Fianna Fáil is set to effectively drop its opposition to the controversial €3bn National Broadband Plan (NBP) that will leave thousands of homes and businesses in rural Ireland waiting up to seven years for high-speed internet.
The opposition party has admitted that once Fine Gael signs the broadband contract, it may cost taxpayers even more by attempting to break it. The plan is being given final approval by ministers at a special early-morning Cabinet meeting today after it cleared the final regulatory hurdle with the European Commission last week.
National Broadband Ireland (NBI) has told the Government it will take an estimated seven years to roll out broadband to the 540,000 homes and businesses.
The Government is expected to say that the delivery of the plan will mean 1.1 million people, mainly living and working in rural Ireland, will get access to high-speed broadband and will not be left behind.
But the vast majority of those in need of high-speed internet will not be connected until long after the next general election - which is pencilled in for May 2020. Some will have to wait until the general election after that to be connected.
Fianna Fáil communications spokesman Jack Chambers said the Government had failed to examine any alternatives.
"Fine Gael is trotting out the exact same trick that was pulled during the local elections. The people of rural Ireland were not fooled then, I don't believe that they will be now. People are interested in good-quality broadband, not contracts," he said.
Mr Chambers said that if Fianna Fáil was in government it would not sign the contract but he admitted that, once this happened, "there may be legal ramifications which could cost taxpayers even more to attempt to break it".
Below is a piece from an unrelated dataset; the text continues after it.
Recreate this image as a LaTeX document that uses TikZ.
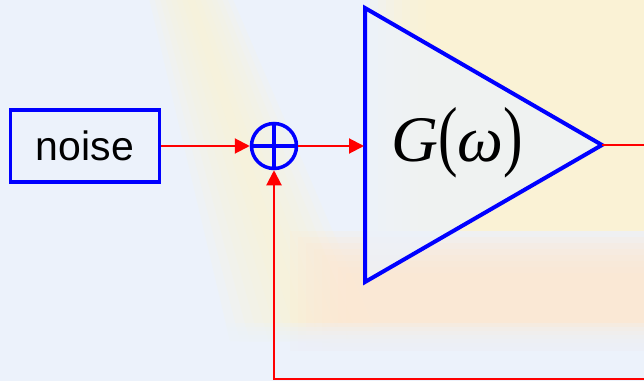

"We won't be making a commitment that we might be prevented from legally keeping," he added.
NBI will spend much of the first year setting up approximately 300 broadband connection points in towns and villages that do not currently have any access to high-speed internet.
This will involve providing broadband access in community hubs with workers able to hot-desk in local halls and community centres. However, the first private homes in rural Ireland will not be connected to the network until the second quarter of next year.
NBI is aiming to pass 133,000 premises by the end of 2021, with 70,000 to 100,000 passed each year thereafter until roll out is completed.
The ambitious plan involves taxpayers subsidising broadband at an average cost of €5,000 per house over 25 years.
The Government has promised to bring a fibre connection to every home and business.
But the plan has been beset by controversies. All but one bidder pulled out of the procurement process, leaving a consortium led by Granahan McCourt, which is headed by Irish-American businessman David McCourt, as the sole bidder for the contract.
The Department of Public Expenditure's secretary general Robert Watt warned earlier this year that proceeding with the plan represented an unprecedented risk to the State's finances.
Former communications minister Denis Naughten had to resign last October over his contacts with Mr McCourt. A review later found the interactions did not influence the tender process. Speaking to the Irish Independent, Mr Naughten said he was "thrilled" that the plan was proceeding. "If this doesn't go ahead now it will never happen," he said. "So I am relieved and thrilled for the opportunity it's going to provide to rural Ireland."